* [DESCRIPTION OF THE TASK] Write the data out again exactly, dropping any images it holds.

Data items
----------------------------------------

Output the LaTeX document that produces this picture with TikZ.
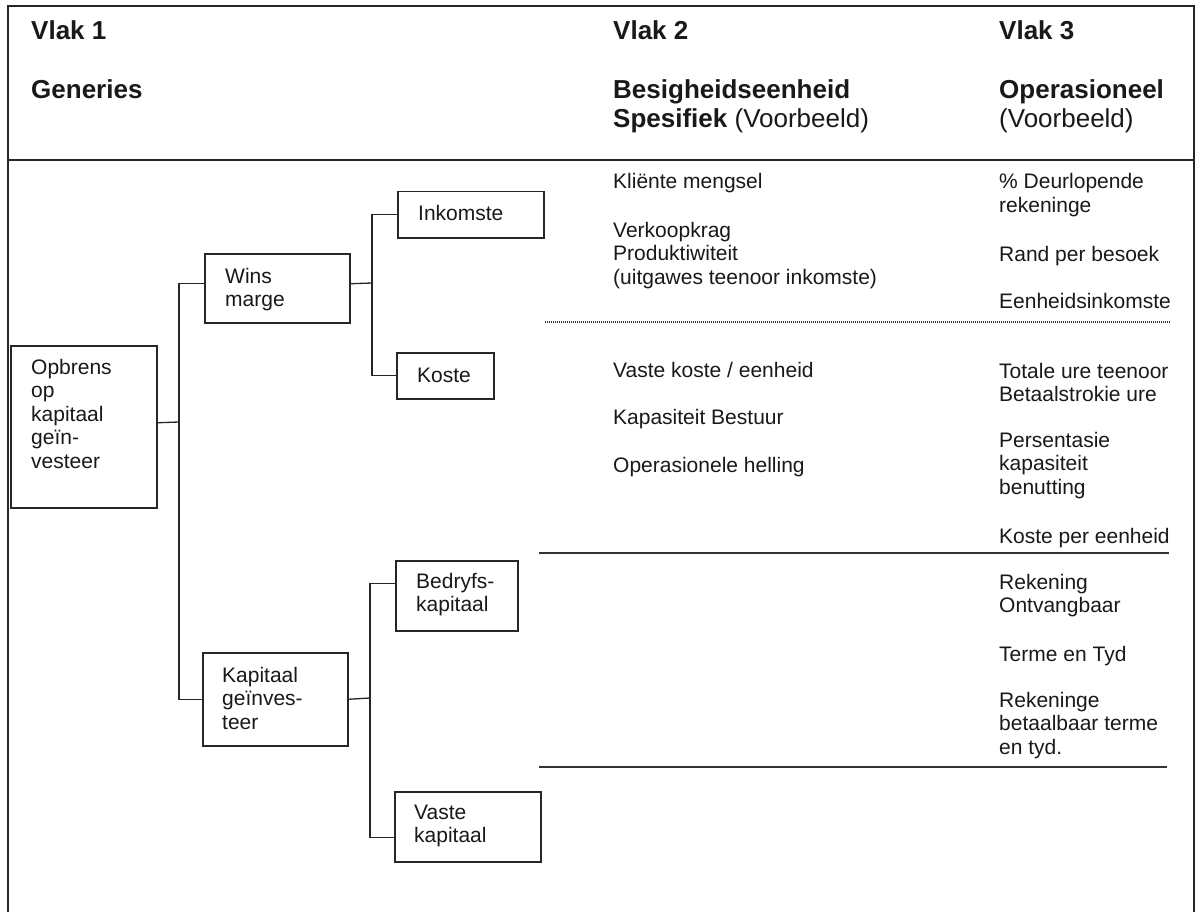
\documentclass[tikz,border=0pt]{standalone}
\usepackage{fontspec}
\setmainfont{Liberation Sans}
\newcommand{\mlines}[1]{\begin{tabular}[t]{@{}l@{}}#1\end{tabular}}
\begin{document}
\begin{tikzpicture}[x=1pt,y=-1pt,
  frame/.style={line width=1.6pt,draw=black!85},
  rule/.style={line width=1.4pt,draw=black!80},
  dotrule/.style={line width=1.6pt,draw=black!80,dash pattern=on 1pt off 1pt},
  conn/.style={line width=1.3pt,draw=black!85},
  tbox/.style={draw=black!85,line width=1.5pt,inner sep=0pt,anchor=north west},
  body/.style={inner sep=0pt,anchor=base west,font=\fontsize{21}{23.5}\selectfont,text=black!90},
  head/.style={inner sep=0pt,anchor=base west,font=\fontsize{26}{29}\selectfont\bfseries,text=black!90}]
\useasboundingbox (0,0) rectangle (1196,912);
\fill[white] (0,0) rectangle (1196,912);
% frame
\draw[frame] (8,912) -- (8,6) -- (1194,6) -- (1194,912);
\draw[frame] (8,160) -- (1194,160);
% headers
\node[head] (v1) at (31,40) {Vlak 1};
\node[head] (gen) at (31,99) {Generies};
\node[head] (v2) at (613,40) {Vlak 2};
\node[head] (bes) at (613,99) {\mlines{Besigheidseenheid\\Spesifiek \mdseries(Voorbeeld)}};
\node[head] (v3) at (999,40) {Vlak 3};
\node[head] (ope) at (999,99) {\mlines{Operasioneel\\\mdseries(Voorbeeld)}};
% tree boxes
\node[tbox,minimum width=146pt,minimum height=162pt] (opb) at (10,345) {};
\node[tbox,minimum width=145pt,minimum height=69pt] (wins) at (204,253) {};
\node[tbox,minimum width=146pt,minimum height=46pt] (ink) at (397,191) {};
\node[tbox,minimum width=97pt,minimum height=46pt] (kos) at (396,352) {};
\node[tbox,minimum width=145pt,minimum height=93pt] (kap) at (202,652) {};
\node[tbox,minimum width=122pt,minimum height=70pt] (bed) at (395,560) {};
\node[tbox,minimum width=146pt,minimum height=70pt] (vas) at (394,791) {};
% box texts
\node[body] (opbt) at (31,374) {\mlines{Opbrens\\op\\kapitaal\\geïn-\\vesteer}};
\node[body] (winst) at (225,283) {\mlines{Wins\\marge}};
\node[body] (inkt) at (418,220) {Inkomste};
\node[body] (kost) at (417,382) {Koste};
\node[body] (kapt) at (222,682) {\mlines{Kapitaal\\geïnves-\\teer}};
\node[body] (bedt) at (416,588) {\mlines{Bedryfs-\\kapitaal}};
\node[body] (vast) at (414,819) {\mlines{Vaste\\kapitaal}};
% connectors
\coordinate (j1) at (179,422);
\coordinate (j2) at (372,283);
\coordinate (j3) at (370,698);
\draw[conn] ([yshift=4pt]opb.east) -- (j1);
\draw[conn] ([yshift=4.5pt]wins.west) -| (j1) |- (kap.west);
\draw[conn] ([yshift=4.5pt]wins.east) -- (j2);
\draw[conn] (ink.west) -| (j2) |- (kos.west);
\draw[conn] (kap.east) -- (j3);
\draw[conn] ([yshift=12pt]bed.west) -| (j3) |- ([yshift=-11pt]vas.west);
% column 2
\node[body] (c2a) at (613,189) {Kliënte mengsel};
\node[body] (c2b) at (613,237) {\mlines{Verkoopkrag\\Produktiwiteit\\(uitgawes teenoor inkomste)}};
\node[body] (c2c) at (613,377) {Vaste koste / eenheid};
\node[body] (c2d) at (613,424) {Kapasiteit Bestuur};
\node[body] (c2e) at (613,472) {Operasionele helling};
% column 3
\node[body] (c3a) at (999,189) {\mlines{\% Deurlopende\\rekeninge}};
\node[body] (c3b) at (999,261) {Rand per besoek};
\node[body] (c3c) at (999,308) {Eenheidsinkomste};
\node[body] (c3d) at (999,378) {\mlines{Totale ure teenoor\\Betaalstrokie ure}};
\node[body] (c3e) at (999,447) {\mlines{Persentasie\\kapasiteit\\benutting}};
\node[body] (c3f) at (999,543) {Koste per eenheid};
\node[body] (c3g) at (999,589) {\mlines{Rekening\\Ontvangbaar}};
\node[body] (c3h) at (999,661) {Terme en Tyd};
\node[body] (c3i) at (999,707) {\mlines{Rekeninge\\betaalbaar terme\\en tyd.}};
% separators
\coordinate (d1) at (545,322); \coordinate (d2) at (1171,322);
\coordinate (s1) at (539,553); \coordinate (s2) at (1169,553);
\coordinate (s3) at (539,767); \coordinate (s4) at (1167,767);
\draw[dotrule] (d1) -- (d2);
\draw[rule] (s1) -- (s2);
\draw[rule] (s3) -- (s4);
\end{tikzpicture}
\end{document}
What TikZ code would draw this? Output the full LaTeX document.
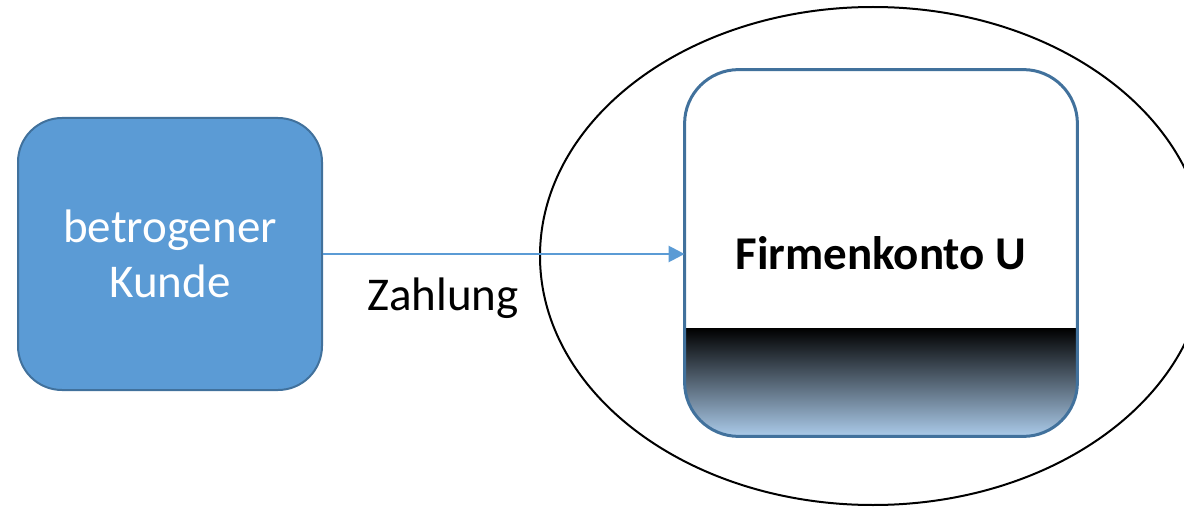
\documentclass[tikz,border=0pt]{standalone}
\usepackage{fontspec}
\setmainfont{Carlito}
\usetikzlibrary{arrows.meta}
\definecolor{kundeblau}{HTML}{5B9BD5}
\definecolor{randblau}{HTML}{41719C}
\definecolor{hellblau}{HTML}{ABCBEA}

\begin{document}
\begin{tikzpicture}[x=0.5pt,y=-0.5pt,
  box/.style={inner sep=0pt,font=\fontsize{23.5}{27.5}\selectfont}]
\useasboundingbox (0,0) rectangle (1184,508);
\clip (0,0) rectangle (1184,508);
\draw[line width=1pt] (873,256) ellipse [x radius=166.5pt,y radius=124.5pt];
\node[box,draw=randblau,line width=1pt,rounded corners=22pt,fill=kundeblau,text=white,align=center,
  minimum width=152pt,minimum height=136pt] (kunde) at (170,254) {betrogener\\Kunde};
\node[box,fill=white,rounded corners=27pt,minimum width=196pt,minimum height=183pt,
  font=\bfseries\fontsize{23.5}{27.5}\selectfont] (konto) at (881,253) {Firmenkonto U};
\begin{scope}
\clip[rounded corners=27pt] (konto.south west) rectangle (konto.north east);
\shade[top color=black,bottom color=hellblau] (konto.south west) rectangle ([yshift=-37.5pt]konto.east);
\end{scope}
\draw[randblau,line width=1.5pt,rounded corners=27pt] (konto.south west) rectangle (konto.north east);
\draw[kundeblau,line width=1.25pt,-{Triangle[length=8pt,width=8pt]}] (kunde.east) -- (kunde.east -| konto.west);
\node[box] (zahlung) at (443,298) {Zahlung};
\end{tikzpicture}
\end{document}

----------------------------------------

* [PROBLEM SOLUTION]
Output the LaTeX document that produces this picture with TikZ.
\documentclass[tikz,border=0pt]{standalone}
\usepackage{fontspec}
\setmainfont{Liberation Sans}
\newcommand{\mlines}[1]{\begin{tabular}[t]{@{}l@{}}#1\end{tabular}}
\begin{document}
\begin{tikzpicture}[x=1pt,y=-1pt,
  frame/.style={line width=1.6pt,draw=black!85},
  rule/.style={line width=1.4pt,draw=black!80},
  dotrule/.style={line width=1.6pt,draw=black!80,dash pattern=on 1pt off 1pt},
  conn/.style={line width=1.3pt,draw=black!85},
  tbox/.style={draw=black!85,line width=1.5pt,inner sep=0pt,anchor=north west},
  body/.style={inner sep=0pt,anchor=base west,font=\fontsize{21}{23.5}\selectfont,text=black!90},
  head/.style={inner sep=0pt,anchor=base west,font=\fontsize{26}{29}\selectfont\bfseries,text=black!90}]
\useasboundingbox (0,0) rectangle (1196,912);
\fill[white] (0,0) rectangle (1196,912);
% frame
\draw[frame] (8,912) -- (8,6) -- (1194,6) -- (1194,912);
\draw[frame] (8,160) -- (1194,160);
% headers
\node[head] (v1) at (31,40) {Vlak 1};
\node[head] (gen) at (31,99) {Generies};
\node[head] (v2) at (613,40) {Vlak 2};
\node[head] (bes) at (613,99) {\mlines{Besigheidseenheid\\Spesifiek \mdseries(Voorbeeld)}};
\node[head] (v3) at (999,40) {Vlak 3};
\node[head] (ope) at (999,99) {\mlines{Operasioneel\\\mdseries(Voorbeeld)}};
% tree boxes
\node[tbox,minimum width=146pt,minimum height=162pt] (opb) at (10,345) {};
\node[tbox,minimum width=145pt,minimum height=69pt] (wins) at (204,253) {};
\node[tbox,minimum width=146pt,minimum height=46pt] (ink) at (397,191) {};
\node[tbox,minimum width=97pt,minimum height=46pt] (kos) at (396,352) {};
\node[tbox,minimum width=145pt,minimum height=93pt] (kap) at (202,652) {};
\node[tbox,minimum width=122pt,minimum height=70pt] (bed) at (395,560) {};
\node[tbox,minimum width=146pt,minimum height=70pt] (vas) at (394,791) {};
% box texts
\node[body] (opbt) at (31,374) {\mlines{Opbrens\\op\\kapitaal\\geïn-\\vesteer}};
\node[body] (winst) at (225,283) {\mlines{Wins\\marge}};
\node[body] (inkt) at (418,220) {Inkomste};
\node[body] (kost) at (417,382) {Koste};
\node[body] (kapt) at (222,682) {\mlines{Kapitaal\\geïnves-\\teer}};
\node[body] (bedt) at (416,588) {\mlines{Bedryfs-\\kapitaal}};
\node[body] (vast) at (414,819) {\mlines{Vaste\\kapitaal}};
% connectors
\coordinate (j1) at (179,422);
\coordinate (j2) at (372,283);
\coordinate (j3) at (370,698);
\draw[conn] ([yshift=4pt]opb.east) -- (j1);
\draw[conn] ([yshift=4.5pt]wins.west) -| (j1) |- (kap.west);
\draw[conn] ([yshift=4.5pt]wins.east) -- (j2);
\draw[conn] (ink.west) -| (j2) |- (kos.west);
\draw[conn] (kap.east) -- (j3);
\draw[conn] ([yshift=12pt]bed.west) -| (j3) |- ([yshift=-11pt]vas.west);
% column 2
\node[body] (c2a) at (613,189) {Kliënte mengsel};
\node[body] (c2b) at (613,237) {\mlines{Verkoopkrag\\Produktiwiteit\\(uitgawes teenoor inkomste)}};
\node[body] (c2c) at (613,377) {Vaste koste / eenheid};
\node[body] (c2d) at (613,424) {Kapasiteit Bestuur};
\node[body] (c2e) at (613,472) {Operasionele helling};
% column 3
\node[body] (c3a) at (999,189) {\mlines{\% Deurlopende\\rekeninge}};
\node[body] (c3b) at (999,261) {Rand per besoek};
\node[body] (c3c) at (999,308) {Eenheidsinkomste};
\node[body] (c3d) at (999,378) {\mlines{Totale ure teenoor\\Betaalstrokie ure}};
\node[body] (c3e) at (999,447) {\mlines{Persentasie\\kapasiteit\\benutting}};
\node[body] (c3f) at (999,543) {Koste per eenheid};
\node[body] (c3g) at (999,589) {\mlines{Rekening\\Ontvangbaar}};
\node[body] (c3h) at (999,661) {Terme en Tyd};
\node[body] (c3i) at (999,707) {\mlines{Rekeninge\\betaalbaar terme\\en tyd.}};
% separators
\coordinate (d1) at (545,322); \coordinate (d2) at (1171,322);
\coordinate (s1) at (539,553); \coordinate (s2) at (1169,553);
\coordinate (s3) at (539,767); \coordinate (s4) at (1167,767);
\draw[dotrule] (d1) -- (d2);
\draw[rule] (s1) -- (s2);
\draw[rule] (s3) -- (s4);
\end{tikzpicture}
\end{document}
What TikZ code would draw this? Output the full LaTeX document.
\documentclass[tikz,border=0pt]{standalone}
\usepackage{fontspec}
\setmainfont{Carlito}
\usetikzlibrary{arrows.meta}
\definecolor{kundeblau}{HTML}{5B9BD5}
\definecolor{randblau}{HTML}{41719C}
\definecolor{hellblau}{HTML}{ABCBEA}

\begin{document}
\begin{tikzpicture}[x=0.5pt,y=-0.5pt,
  box/.style={inner sep=0pt,font=\fontsize{23.5}{27.5}\selectfont}]
\useasboundingbox (0,0) rectangle (1184,508);
\clip (0,0) rectangle (1184,508);
\draw[line width=1pt] (873,256) ellipse [x radius=166.5pt,y radius=124.5pt];
\node[box,draw=randblau,line width=1pt,rounded corners=22pt,fill=kundeblau,text=white,align=center,
  minimum width=152pt,minimum height=136pt] (kunde) at (170,254) {betrogener\\Kunde};
\node[box,fill=white,rounded corners=27pt,minimum width=196pt,minimum height=183pt,
  font=\bfseries\fontsize{23.5}{27.5}\selectfont] (konto) at (881,253) {Firmenkonto U};
\begin{scope}
\clip[rounded corners=27pt] (konto.south west) rectangle (konto.north east);
\shade[top color=black,bottom color=hellblau] (konto.south west) rectangle ([yshift=-37.5pt]konto.east);
\end{scope}
\draw[randblau,line width=1.5pt,rounded corners=27pt] (konto.south west) rectangle (konto.north east);
\draw[kundeblau,line width=1.25pt,-{Triangle[length=8pt,width=8pt]}] (kunde.east) -- (kunde.east -| konto.west);
\node[box] (zahlung) at (443,298) {Zahlung};
\end{tikzpicture}
\end{document}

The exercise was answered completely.